**WHAT YOU WILL DO**
Reproduce the listing below character for character; drop every image.
━━━━━━━━━━━━━━━━
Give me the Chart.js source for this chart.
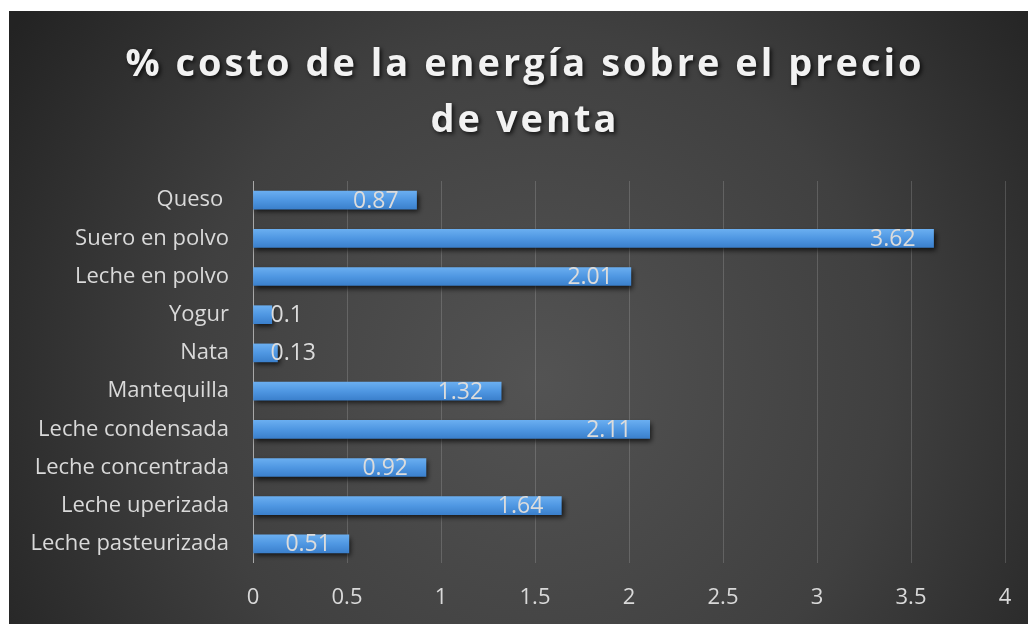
<!DOCTYPE html>
<html>
<head>
<meta charset="utf-8">
<script src="https://cdn.jsdelivr.net/npm/chart.js@4.4.1/dist/chart.umd.min.js"></script>
<style>
  html, body { margin: 0; padding: 0; background: #ffffff; overflow: hidden; }
  #wrap { position: absolute; left: 9px; top: 11px; width: 1019px; height: 613px; }
</style>
</head>
<body>
<div id="wrap"><canvas id="c"></canvas></div>
<script>
// ---- data ----
const titleLines = ['% costo de la energía sobre el precio', 'de venta'];
const categories = ['Queso ', 'Suero en polvo', 'Leche en polvo', 'Yogur', 'Nata', 'Mantequilla',
  'Leche condensada', 'Leche concentrada', 'Leche uperizada', 'Leche pasteurizada'];
const values = [0.87, 3.62, 2.01, 0.1, 0.13, 1.32, 2.11, 0.92, 1.64, 0.51];
const xMin = 0, xMax = 4, xStep = 0.5;

const FONT = "'Open Sans', 'DejaVu Sans', sans-serif";

const backgroundPlugin = {
  id: 'bg',
  beforeDraw(chart) {
    const ctx = chart.ctx, w = chart.width, h = chart.height;
    ctx.save();
    const g = ctx.createRadialGradient(w * 0.52, h * 0.6, 0, w * 0.52, h * 0.6, w * 0.62);
    g.addColorStop(0, '#535353');
    g.addColorStop(0.55, '#404040');
    g.addColorStop(1, '#232323');
    ctx.fillStyle = g;
    ctx.fillRect(0, 0, w, h);
    ctx.restore();
  }
};

const titlePlugin = {
  id: 'customTitle',
  afterDraw(chart) {
    const ctx = chart.ctx;
    ctx.save();
    ctx.font = "bold 38px " + FONT;
    ctx.letterSpacing = '3px';
    ctx.textAlign = 'center';
    ctx.textBaseline = 'alphabetic';
    ctx.fillStyle = '#f2f2f2';
    ctx.shadowColor = 'rgba(0,0,0,0.75)';
    ctx.shadowBlur = 4;
    ctx.shadowOffsetX = 2;
    ctx.shadowOffsetY = 2;
    const cx = 516;
    ctx.fillText(titleLines[0], cx, 65);
    ctx.fillText(titleLines[1], cx, 121);
    ctx.restore();
  }
};

const shadowPlugin = {
  id: 'barShadow',
  beforeDatasetsDraw(chart) {
    const ctx = chart.ctx;
    ctx.save();
    ctx.shadowColor = 'rgba(0,0,0,0.7)';
    ctx.shadowBlur = 5;
    ctx.shadowOffsetX = 2;
    ctx.shadowOffsetY = 3;
  },
  afterDatasetsDraw(chart) {
    chart.ctx.restore();
  }
};

const labelPlugin = {
  id: 'barLabels',
  afterDatasetsDraw(chart) {
    const ctx = chart.ctx;
    const meta = chart.getDatasetMeta(0);
    ctx.save();
    ctx.font = "23px " + FONT;
    ctx.fillStyle = '#dcdcdc';
    ctx.textBaseline = 'middle';
    ctx.textAlign = 'left';
    meta.data.forEach((el, i) => {
      const txt = String(values[i]);
      const tw = ctx.measureText(txt).width;
      let tx = el.x - 18 - tw;
      if (tx < el.base + 17) tx = el.base + 17;
      ctx.fillText(txt, tx, el.y + 1);
    });
    ctx.restore();
  }
};

function barFill(c) {
  const chart = c.chart;
  const ys = chart.scales && chart.scales.y;
  if (!ys || c.dataIndex === undefined) return '#4f97e2';
  const y = ys.getPixelForValue(c.dataIndex);
  if (!isFinite(y)) return '#4f97e2';
  const h = 18;
  const g = chart.ctx.createLinearGradient(0, y - h / 2, 0, y + h / 2);
  g.addColorStop(0, '#6aaef0');
  g.addColorStop(0.5, '#4f97e2');
  g.addColorStop(1, '#3b80cc');
  return g;
}

const ctx = document.getElementById('c').getContext('2d');
new Chart(ctx, {
  type: 'bar',
  data: {
    labels: categories,
    datasets: [{
      data: values,
      backgroundColor: barFill,
      borderWidth: 0,
      barThickness: 18
    }]
  },
  options: {
    indexAxis: 'y',
    responsive: true,
    maintainAspectRatio: false,
    animation: false,
    layout: { padding: { top: 170, right: 23, bottom: 0, left: 0 }, autoPadding: false },
    plugins: {
      legend: { display: false },
      title: { display: false },
      tooltip: { enabled: false }
    },
    scales: {
      x: {
        min: xMin, max: xMax,
        ticks: {
          stepSize: xStep,
          color: '#d9d9d9',
          font: { family: FONT, size: 22 },
          padding: 22,
          callback: (v) => String(v)
        },
        grid: {
          drawTicks: false,
          color: (c) => c.tick && c.tick.value === 0 ? '#a8a8a8' : 'rgba(255,255,255,0.16)',
          lineWidth: 1
        },
        border: { display: false },
        afterFit: (s) => { s.height = 61; s.paddingLeft = 0; s.paddingRight = 0; }
      },
      y: {
        ticks: {
          color: '#d9d9d9',
          font: { family: FONT, size: 22 },
          padding: 24,
          autoSkip: false
        },
        grid: { display: false, drawTicks: false },
        border: { display: false },
        afterFit: (s) => { s.width = 244; s.paddingTop = 0; s.paddingBottom = 0; }
      }
    }
  },
  plugins: [backgroundPlugin, shadowPlugin, labelPlugin, titlePlugin]
});
</script>
</body>
</html>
━━━━━━━━━━━━━━━━
**TASK OUTPUT**
Give me the Chart.js source for this chart.
<!DOCTYPE html>
<html>
<head>
<meta charset="utf-8">
<script src="https://cdn.jsdelivr.net/npm/chart.js@4.4.1/dist/chart.umd.min.js"></script>
<style>
  html, body { margin: 0; padding: 0; background: #ffffff; overflow: hidden; }
  #wrap { position: absolute; left: 9px; top: 11px; width: 1019px; height: 613px; }
</style>
</head>
<body>
<div id="wrap"><canvas id="c"></canvas></div>
<script>
// ---- data ----
const titleLines = ['% costo de la energía sobre el precio', 'de venta'];
const categories = ['Queso ', 'Suero en polvo', 'Leche en polvo', 'Yogur', 'Nata', 'Mantequilla',
  'Leche condensada', 'Leche concentrada', 'Leche uperizada', 'Leche pasteurizada'];
const values = [0.87, 3.62, 2.01, 0.1, 0.13, 1.32, 2.11, 0.92, 1.64, 0.51];
const xMin = 0, xMax = 4, xStep = 0.5;

const FONT = "'Open Sans', 'DejaVu Sans', sans-serif";

const backgroundPlugin = {
  id: 'bg',
  beforeDraw(chart) {
    const ctx = chart.ctx, w = chart.width, h = chart.height;
    ctx.save();
    const g = ctx.createRadialGradient(w * 0.52, h * 0.6, 0, w * 0.52, h * 0.6, w * 0.62);
    g.addColorStop(0, '#535353');
    g.addColorStop(0.55, '#404040');
    g.addColorStop(1, '#232323');
    ctx.fillStyle = g;
    ctx.fillRect(0, 0, w, h);
    ctx.restore();
  }
};

const titlePlugin = {
  id: 'customTitle',
  afterDraw(chart) {
    const ctx = chart.ctx;
    ctx.save();
    ctx.font = "bold 38px " + FONT;
    ctx.letterSpacing = '3px';
    ctx.textAlign = 'center';
    ctx.textBaseline = 'alphabetic';
    ctx.fillStyle = '#f2f2f2';
    ctx.shadowColor = 'rgba(0,0,0,0.75)';
    ctx.shadowBlur = 4;
    ctx.shadowOffsetX = 2;
    ctx.shadowOffsetY = 2;
    const cx = 516;
    ctx.fillText(titleLines[0], cx, 65);
    ctx.fillText(titleLines[1], cx, 121);
    ctx.restore();
  }
};

const shadowPlugin = {
  id: 'barShadow',
  beforeDatasetsDraw(chart) {
    const ctx = chart.ctx;
    ctx.save();
    ctx.shadowColor = 'rgba(0,0,0,0.7)';
    ctx.shadowBlur = 5;
    ctx.shadowOffsetX = 2;
    ctx.shadowOffsetY = 3;
  },
  afterDatasetsDraw(chart) {
    chart.ctx.restore();
  }
};

const labelPlugin = {
  id: 'barLabels',
  afterDatasetsDraw(chart) {
    const ctx = chart.ctx;
    const meta = chart.getDatasetMeta(0);
    ctx.save();
    ctx.font = "23px " + FONT;
    ctx.fillStyle = '#dcdcdc';
    ctx.textBaseline = 'middle';
    ctx.textAlign = 'left';
    meta.data.forEach((el, i) => {
      const txt = String(values[i]);
      const tw = ctx.measureText(txt).width;
      let tx = el.x - 18 - tw;
      if (tx < el.base + 17) tx = el.base + 17;
      ctx.fillText(txt, tx, el.y + 1);
    });
    ctx.restore();
  }
};

function barFill(c) {
  const chart = c.chart;
  const ys = chart.scales && chart.scales.y;
  if (!ys || c.dataIndex === undefined) return '#4f97e2';
  const y = ys.getPixelForValue(c.dataIndex);
  if (!isFinite(y)) return '#4f97e2';
  const h = 18;
  const g = chart.ctx.createLinearGradient(0, y - h / 2, 0, y + h / 2);
  g.addColorStop(0, '#6aaef0');
  g.addColorStop(0.5, '#4f97e2');
  g.addColorStop(1, '#3b80cc');
  return g;
}

const ctx = document.getElementById('c').getContext('2d');
new Chart(ctx, {
  type: 'bar',
  data: {
    labels: categories,
    datasets: [{
      data: values,
      backgroundColor: barFill,
      borderWidth: 0,
      barThickness: 18
    }]
  },
  options: {
    indexAxis: 'y',
    responsive: true,
    maintainAspectRatio: false,
    animation: false,
    layout: { padding: { top: 170, right: 23, bottom: 0, left: 0 }, autoPadding: false },
    plugins: {
      legend: { display: false },
      title: { display: false },
      tooltip: { enabled: false }
    },
    scales: {
      x: {
        min: xMin, max: xMax,
        ticks: {
          stepSize: xStep,
          color: '#d9d9d9',
          font: { family: FONT, size: 22 },
          padding: 22,
          callback: (v) => String(v)
        },
        grid: {
          drawTicks: false,
          color: (c) => c.tick && c.tick.value === 0 ? '#a8a8a8' : 'rgba(255,255,255,0.16)',
          lineWidth: 1
        },
        border: { display: false },
        afterFit: (s) => { s.height = 61; s.paddingLeft = 0; s.paddingRight = 0; }
      },
      y: {
        ticks: {
          color: '#d9d9d9',
          font: { family: FONT, size: 22 },
          padding: 24,
          autoSkip: false
        },
        grid: { display: false, drawTicks: false },
        border: { display: false },
        afterFit: (s) => { s.width = 244; s.paddingTop = 0; s.paddingBottom = 0; }
      }
    }
  },
  plugins: [backgroundPlugin, shadowPlugin, labelPlugin, titlePlugin]
});
</script>
</body>
</html>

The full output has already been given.